THE BRIAN SETZER ORCHESTRA
"The Dirty Boogie" (Nothing/Interscope; 1998)
Reviewed by James DeRuvo
Disneyland has a new ride this year called ROCKET RODS: an
"E-ticket" ride that blasts you around the newly refurbished Tomorrow Land. You
hold on for dear life, lovin' every second, and when you're through, you wonder,
"What the hell was that?! I've gotta do it again!" This is essence of "The
Dirty Boogie" by the Brian Setzer Orchestra. Making worlds collide by combining the
50s style Rockabilly sound the former Stray Cat is famous for with the massive horn heavy
swing of big band, Setzer has created what some may see as the definitive cool croon of
"Jump Jive and Wail" launches the disk into orbit right off the bat. The tune is a classic sock-hop romp fresh out of a 40's time warp and it cooks. If there was ever a classic driving tune for a quirky car chase, this is it.
Other tunes include a solid instrumental cover of Richie Valens' "Sleepwalk," which can only be seen as a tribute to the cool guitar songs of the era.
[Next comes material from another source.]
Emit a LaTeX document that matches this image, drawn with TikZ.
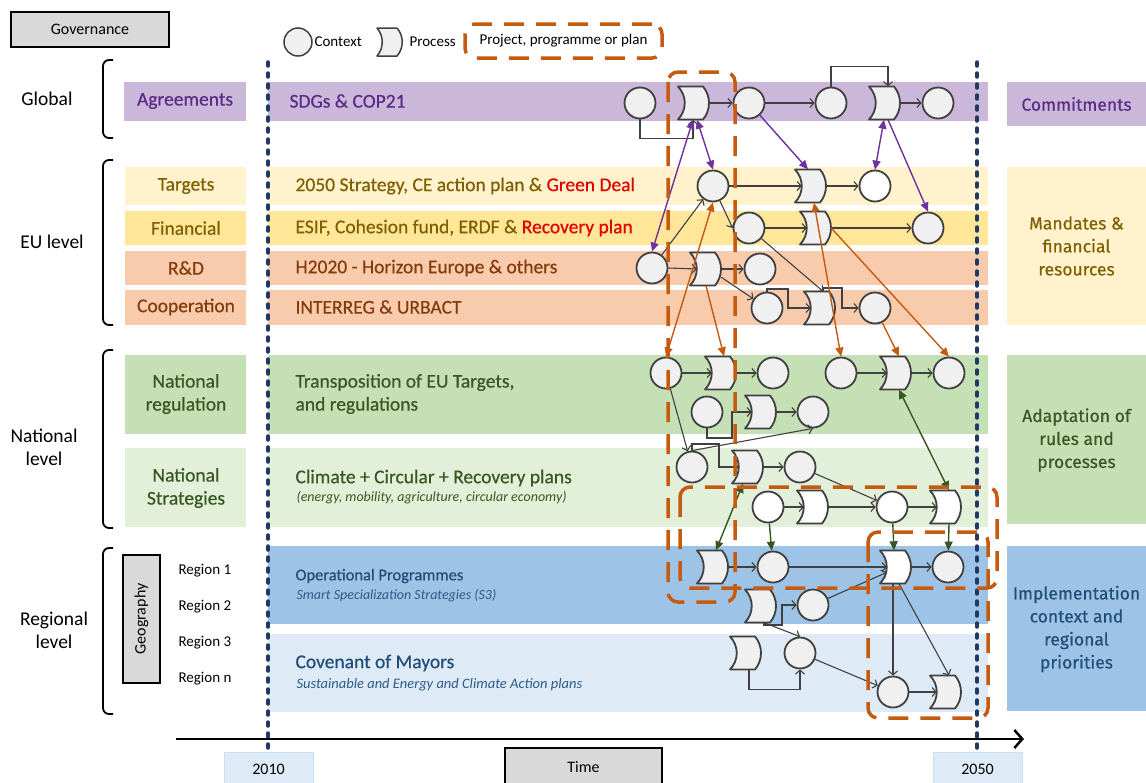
\documentclass[tikz,border=0pt]{standalone}
\usepackage{fontspec}
\setmainfont{Carlito}
\newfontfamily\fira{Fira Sans}[FakeBold=0.4]
\newfontfamily\medf{Carlito}[FakeBold=0.5]
\usetikzlibrary{arrows.meta,calc}
\definecolor{cpurband}{HTML}{CAB7D9}
\definecolor{ctxtpur}{HTML}{5B2C86}
\definecolor{ctarg}{HTML}{FFF2CC}
\definecolor{cfin}{HTML}{FFE699}
\definecolor{crd}{HTML}{F8CBAD}
\definecolor{ctxtolive}{HTML}{7F6000}
\definecolor{ctxtbrown}{HTML}{843C0C}
\definecolor{cnreg}{HTML}{C5E0B4}
\definecolor{cnstr}{HTML}{E2F0D9}
\definecolor{ctxtgreen}{HTML}{385723}
\definecolor{cop}{HTML}{9DC3E6}
\definecolor{ccov}{HTML}{DEEBF7}
\definecolor{ctxtblue}{HTML}{1F4E79}
\definecolor{ctxtblue2}{HTML}{2E5C8A}
\definecolor{cgray}{HTML}{D9D9D9}
\definecolor{ndraw}{HTML}{404040}
\definecolor{nfill}{HTML}{F0F0F0}
\definecolor{cpur}{HTML}{7030A0}
\definecolor{corange}{HTML}{C55A11}
\definecolor{cgreen}{HTML}{375623}
\definecolor{cnavy}{HTML}{1F3864}
\definecolor{cred}{HTML}{E00000}
\newcommand\fsz[2]{\fontsize{#1}{#2}\selectfont}
\newcommand\procnode[4][nfill]{%
  \node[pbox] (#2) at (#3,#4) {};
  \filldraw[pline,fill=#1] ({#3-19},{#4-16.5}) -- ({#3+6},{#4-16.5})
    .. controls ({#3+14},{#4-7}) and ({#3+14},{#4+7}) .. ({#3+6},{#4+16.5})
    -- ({#3-19},{#4+16.5})
    .. controls ({#3-10},{#4+7}) and ({#3-10},{#4-7}) .. ({#3-19},{#4-16.5}) -- cycle;}
\begin{document}
\begin{tikzpicture}[x=1pt,y=-1pt,
  ctx/.style={circle,draw=ndraw,fill=nfill,line width=1.8pt,minimum size=31pt,inner sep=0pt},
  pbox/.style={rectangle,minimum width=24pt,minimum height=33pt,inner sep=0pt},
  pline/.style={draw=ndraw,line width=1.8pt,line join=round},
  flow/.style={draw=ndraw,line width=1.1pt,-{Straight Barb[length=4pt,width=9pt]}},
  pur/.style={draw=cpur,line width=1.4pt,-{Triangle[length=9pt,width=8pt]}},
  purb/.style={pur,{Triangle[length=9pt,width=8pt]}-{Triangle[length=9pt,width=8pt]}},
  org/.style={draw=corange,line width=1.4pt,-{Triangle[length=9pt,width=8pt]}},
  orgb/.style={org,{Triangle[length=9pt,width=8pt]}-{Triangle[length=9pt,width=8pt]}},
  grn/.style={draw=cgreen,line width=1.4pt,-{Triangle[length=9pt,width=8pt]}},
  grnb/.style={grn,{Triangle[length=9pt,width=8pt]}-{Triangle[length=9pt,width=8pt]}},
  proj/.style={draw=corange,line width=3.5pt,dash pattern=on 20pt off 12pt,rounded corners=10pt},
  navy/.style={draw=cnavy,line width=3.5pt,dash pattern=on 4pt off 7pt,line cap=round},
  brk/.style={draw=black,line width=1.8pt,rounded corners=6pt},
  graybox/.style={draw=black,fill=cgray,line width=2pt,inner sep=0pt},
  lvl/.style={font=\fsz{19.5}{23},align=center},
  sub/.style={font=\medf\fsz{19.5}{23},align=center},
  main/.style={font=\medf\fsz{19.5}{23},anchor=west},
  rcol/.style={font=\fira\fsz{17.5}{23},align=center}]
\useasboundingbox (0,0) rectangle (1146,782);
% ---------------- bands
\fill[cpurband] (124,82) rectangle (246,121);
\fill[cpurband] (268,82) rectangle (988,121);
\fill[cpurband] (1007,82) rectangle (1146,126);
\fill[ctarg] (125,167) rectangle (246,205);
\fill[ctarg] (268,167) rectangle (988,205);
\fill[cfin] (125,211) rectangle (246,245);
\fill[cfin] (268,211) rectangle (988,245);
\fill[crd] (125,251) rectangle (246,285);
\fill[crd] (268,251) rectangle (988,285);
\fill[crd] (125,290) rectangle (246,325);
\fill[crd] (268,290) rectangle (988,325);
\fill[ctarg] (1007,167) rectangle (1146,325);
\fill[cnreg] (125,355) rectangle (246,434);
\fill[cnreg] (268,355) rectangle (988,434);
\fill[cnstr] (125,448) rectangle (246,527);
\fill[cnstr] (268,448) rectangle (988,527);
\fill[cnreg] (1007,355) rectangle (1146,524);
\fill[cop] (268,546) rectangle (988,624);
\fill[ccov] (268,634) rectangle (988,712);
\fill[cop] (1007,546) rectangle (1146,711);
% ---------------- governance, brackets, level labels
\node[graybox,minimum width=158pt,minimum height=35pt,font=\fsz{16}{19}] (gov) at (90,29.5) {Governance};
\draw[brk] (113,60) -- (103,60) -- (103,138) -- (113,138);
\draw[brk] (113,160) -- (103,160) -- (103,325) -- (113,325);
\draw[brk] (113,350) -- (103,350) -- (103,528) -- (113,528);
\draw[brk] (113,548) -- (103,548) -- (103,714) -- (113,714);
\node[lvl] (lglob) at (47,99) {Global};
\node[lvl] (leu) at (52,242) {EU level};
\node[lvl] (lnat) at (44,447) {National\\level};
\node[lvl] (lreg) at (54,630) {Regional\\level};
% ---------------- left sub labels
\node[sub,text=ctxtpur] (sagr) at (185,101) {Agreements};
\node[sub,text=ctxtolive] (starg) at (186,186) {Targets};
\node[sub,text=ctxtolive] (sfin) at (186,228) {Financial};
\node[sub,text=ctxtbrown] (srd) at (186,268) {R\&D};
\node[sub,text=ctxtbrown] (scoop) at (186,307) {Cooperation};
\node[sub,text=ctxtgreen] (snreg) at (186,394) {National\\regulation};
\node[sub,text=ctxtgreen] (snstr) at (186,488) {National\\Strategies};
\node[graybox,minimum width=37pt,minimum height=128pt] (geo) at (141.5,619) {};
\node[rotate=90,font=\fsz{16}{19}] (geot) at (geo.center) {Geography};
\node[anchor=west,font=\fsz{15}{18}] (r1) at (175,571) {Region 1};
\node[anchor=west,font=\fsz{15}{18}] (r2) at (175,607) {Region 2};
\node[anchor=west,font=\fsz{15}{18}] (r3) at (175,643) {Region 3};
\node[anchor=west,font=\fsz{15}{18}] (rn) at (175,679) {Region n};
% ---------------- main band texts
\node[main,text=ctxtpur] (tsdg) at (286,101) {SDGs \& COP21};
\node[main,text=ctxtolive] (t2050) at (292,186) {2050 Strategy, CE action plan \& \textcolor{cred}{Green Deal}};
\node[main,text=ctxtolive] (tesif) at (292,228) {ESIF, Cohesion fund, ERDF \& \textcolor{cred}{Recovery plan}};
\node[main,text=ctxtbrown] (th2020) at (292,268) {H2020 - Horizon Europe \& others};
\node[main,text=ctxtbrown] (tint) at (292,307) {INTERREG \& URBACT};
\node[main,text=ctxtgreen,align=left] (ttrans) at (292,394) {Transposition of EU Targets,\\and regulations};
\node[main,text=ctxtgreen] (tclim) at (292,478) {Climate + Circular + Recovery plans};
\node[anchor=west,text=ctxtgreen,font=\fsz{14}{17}\itshape] (tclim2) at (293,498) {(energy, mobility, agriculture, circular economy)};
\node[anchor=west,text=ctxtblue,font=\medf\fsz{16.5}{19}] (top) at (292,576) {Operational Programmes};
\node[anchor=west,text=ctxtblue2,font=\fsz{14}{17}\itshape] (top2) at (293,596) {Smart Specialization Strategies (S3)};
\node[main,text=ctxtblue] (tcov) at (292,663) {Covenant of Mayors};
\node[anchor=west,text=ctxtblue2,font=\fsz{14.5}{17}\itshape] (tcov2) at (293,685) {Sustainable and Energy and Climate Action plans};
% ---------------- right column
\node[rcol,text=ctxtpur] (rcom) at (1076.5,104) {Commitments};
\node[rcol,text=ctxtolive] (rman) at (1076.5,246) {Mandates \&\\financial\\resources};
\node[rcol,text=ctxtgreen] (rada) at (1076.5,440) {Adaptation of\\rules and\\processes};
\node[rcol,text=ctxtblue] (rimp) at (1076.5,629) {Implementation\\context and\\regional\\priorities};
% ---------------- time lines
\draw[navy] (268,62) -- (268,750);
\draw[navy] (977,62) -- (977,750);
\coordinate (axs) at (176,739);
\coordinate (axe) at (1024,739);
\draw[line width=2.5pt,-{Straight Barb[length=8pt,width=18pt]}] (axs) -- (axe);
\node[draw=ccov!70!cop,fill=ccov,line width=0.8pt,minimum width=89pt,minimum height=34pt,font=\fsz{16}{19}] (y2010) at (268.5,769) {2010};
\node[draw=ccov!70!cop,fill=ccov,line width=0.8pt,minimum width=89pt,minimum height=34pt,font=\fsz{16}{19}] (y2050) at (977.5,769) {2050};
\node[graybox,minimum width=157pt,minimum height=38pt,font=\fsz{16}{19}] (time) at (583.5,767) {Time};
% ---------------- legend
\node[ctx,minimum size=28pt,line width=1.5pt] (lctx) at (298,42) {};
\node[anchor=west,font=\fsz{15}{18}] (lctxt) at (311,42) {Context};
\filldraw[pline,line width=1.5pt,fill=nfill] (377,28) -- (397,28) .. controls (404,36) and (404,48) .. (397,56) -- (377,56) .. controls (384,48) and (384,36) .. (377,28) -- cycle;
\node[anchor=west,font=\fsz{15}{18}] (lproc) at (406,42) {Process};
\node[proj,minimum width=197pt,minimum height=34pt,font=\fsz{15}{18}] (lproj) at (563.5,41) {Project, programme or plan};
% ---------------- nodes
\node[ctx] (G1) at (640,103) {};
\procnode{G2}{697}{103}
\node[ctx] (G3) at (749,103) {};
\node[ctx] (G4) at (831,103) {};
\procnode{G5}{888}{103}
\node[ctx] (G6) at (938,103) {};
\node[ctx] (T1) at (713,186) {};
\procnode{T2}{814}{186}
\node[ctx,fill=white] (T3) at (875,186) {};
\node[ctx] (F1) at (749,228) {};
\procnode{F2}{819}{228}
\node[ctx] (F3) at (928,228) {};
\node[ctx] (R1) at (652,268) {};
\procnode{R2}{709}{269}
\node[ctx] (R3) at (760,269) {};
\node[ctx] (C1) at (767,308) {};
\procnode{C2}{823}{308}
\node[ctx] (C3) at (875,308) {};
\node[ctx] (N1) at (666,373) {};
\procnode{N2}{724}{373}
\node[ctx] (N3) at (773,373) {};
\node[ctx] (N4) at (841,373) {};
\procnode{N5}{899}{373}
\node[ctx] (N6) at (949,373) {};
\node[ctx] (N7) at (707,412) {};
\procnode{N8}{764}{412}
\node[ctx] (N9) at (813,412) {};
\node[ctx] (S1) at (692,467) {};
\procnode{S2}{751}{467}
\node[ctx] (S3) at (800,467) {};
\node[ctx,fill=white] (S4) at (768,507) {};
\procnode[white]{S5}{816}{507}
\node[ctx,fill=white] (S6) at (892,507) {};
\procnode[white]{S7}{949}{507}
\procnode{O1}{716}{567}
\node[ctx] (O2) at (773,567) {};
\procnode[white]{O3}{899}{567}
\node[ctx] (O4) at (948,567) {};
\procnode{O5}{764}{606}
\node[ctx] (O6) at (813,605) {};
\procnode{O7}{749}{653}
\node[ctx] (O8) at (800,653) {};
\node[ctx] (O9) at (893,692) {};
\procnode{O10}{949}{692}
% ---------------- gray flows
\draw[flow] (G1.south) -- ++(0,19) -| ([xshift=-4pt]G2.south);
\draw[flow] (G2.east) -- (G3.west);
\draw[flow] (G3.east) -- (G4.west);
\draw[flow] (G4.north) -- ++(0,-20) -| (G5.north);
\draw[flow] (G5.east) -- (G6.west);
\draw[flow] (T1.east) -- (T2.west);
\draw[flow] (T2.east) -- (T3.west);
\draw[flow] (T1) -- (F1.west);
\draw[flow] (F1.east) -- (F2.west);
\draw[flow] (F2.east) -- (F3.west);
\draw[flow] (R1) -- (T1);
\draw[flow] (R1.east) -- (R2.west);
\draw[flow] (R2.east) -- (R3.west);
\draw[flow] (R2) -- (C1);
\draw[flow] (F1) -- (C2.north);
\draw[flow] (C1.north) |- (788,289) |- (C2.west);
\draw[flow] (C2.north) |- (842,288) |- (C3.west);
\draw[flow] (N1.east) -- (N2.west);
\draw[flow] (N2.east) -- (N3.west);
\draw[flow] (N4.east) -- (N5.west);
\draw[flow] (N5.east) -- (N6.west);
\draw[flow] (N7.south) |- (732,438) |- (N8.west);
\draw[flow] (N8.east) -- (N9.west);
\draw[flow] (N1) -- (S1);
\draw[flow] (S1.north) -- (N9.south);
\draw[flow] (S1.north) |- (719,444) |- (S2.west);
\draw[flow] (S2.east) -- (S3.west);
\draw[flow] (S3) -- (S6);
\draw[flow] (S4.east) -- (S5.west);
\draw[flow] (S5.east) -- (S6.west);
\draw[flow] (S6.east) -- (S7.west);
\draw[flow] (O1.east) -- (O2.west);
\draw[flow] (O2.east) -- (O3.west);
\draw[flow] (O3.east) -- (O4.west);
\draw[flow] (O5.south) |- (782,625) |- (O6.west);
\draw[flow] (O6) -- (O3);
\draw[flow] (O5.south) -- (O8.north);
\draw[flow] (O7.south) |- ($(O8.south)+(0,20)$) -- (O8.south);
\draw[flow] (O8) -- (O9);
\draw[flow] (O9.east) -- (O10.west);
\draw[flow] ([xshift=-6pt]O3.south) -- (O9.north);
\draw[flow] (O3.south) -- (O10.north);
% ---------------- purple
\draw[purb] (G2.south) -- (T1.north);
\draw[purb] ([xshift=-4pt]G2.south) -- (R1.north);
\draw[pur] (G3) -- ([xshift=-6pt]T2.north);
\draw[purb] ([xshift=-4pt]G5.south) -- (T3.north);
\draw[pur] (G5.south) -- (F3.north);
% ---------------- orange
\draw[orgb] (T1.south) -- (N1.north);
\draw[org] ([xshift=-3pt]R2.south) -- (N2.north);
\draw[orgb] (T2.south) -- (N4.north);
\draw[org] (F2.east) -- (N6.north);
\draw[org] (C3) -- (N5.north);
% ---------------- green
\draw[grnb] (N5.south) -- (S7.north);
\draw[grnb] ([xshift=-8pt]S2.south) -- (O1.north);
\draw[grn] (S4) -- (O2);
\draw[grn] (S6) -- ([xshift=-5pt]O3.north);
\draw[grn] (S7.south) -- (O4);
% ---------------- project boxes
\draw[proj] (668,72) rectangle (735,602);
\draw[proj] (680,487) rectangle (997,588);
\draw[proj] (868,532) rectangle (988,718);
\end{tikzpicture}
\end{document}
Changing pace for a cover of the Platter's "Since I Don't Have You" which brings to mind a smokey Vegas lounge show made famous by the likes of Sinatra and Martin with a fabulous big band backdrop. The title track is a fun loving romp which makes you wish you were watching Setzer live. "Cat on a Hot Tin Roof" speaks directly to his Stray Cat roots, while the sexy "Hollywood Nocturne" brings to mind dozens of old black-and-white classics which are the essence of film noir. "This Old House," "Let's Live it Up," "Nosey Joe" and "As Long as I'm Singing" (which would be a great opener for the band's concert tour) round out the disc and are just plain fun to listen to.
Setzer even covers his own "Rock This Town" so well that one has to replay the old Stray Cats disk "BUILT FOR SPEED" to remember what it originally sounded like.
Setzer has done much since he parted from the Stray Cats (he did reunite with them recently at the House of Blues), such as performing solo works and working on several motion picture soundtracks, but the "Dirty Boogie" is Setzer at his best and delivering what fans old, and new, have come to love.
Although this isn't hard rock/heavy metal material, the hard driving effort by Brian Setzer will clean the palette and even make you a fan. And, hey, the guitars are still loud.
A classic. This record will kick your ass.
Killer. Not a classic but it will rock your world.
So-so. You've heard better.
Pretty bad. Might make a nice coaster.
Self explanatory. Just the sight of the cover makes you wanna hurl.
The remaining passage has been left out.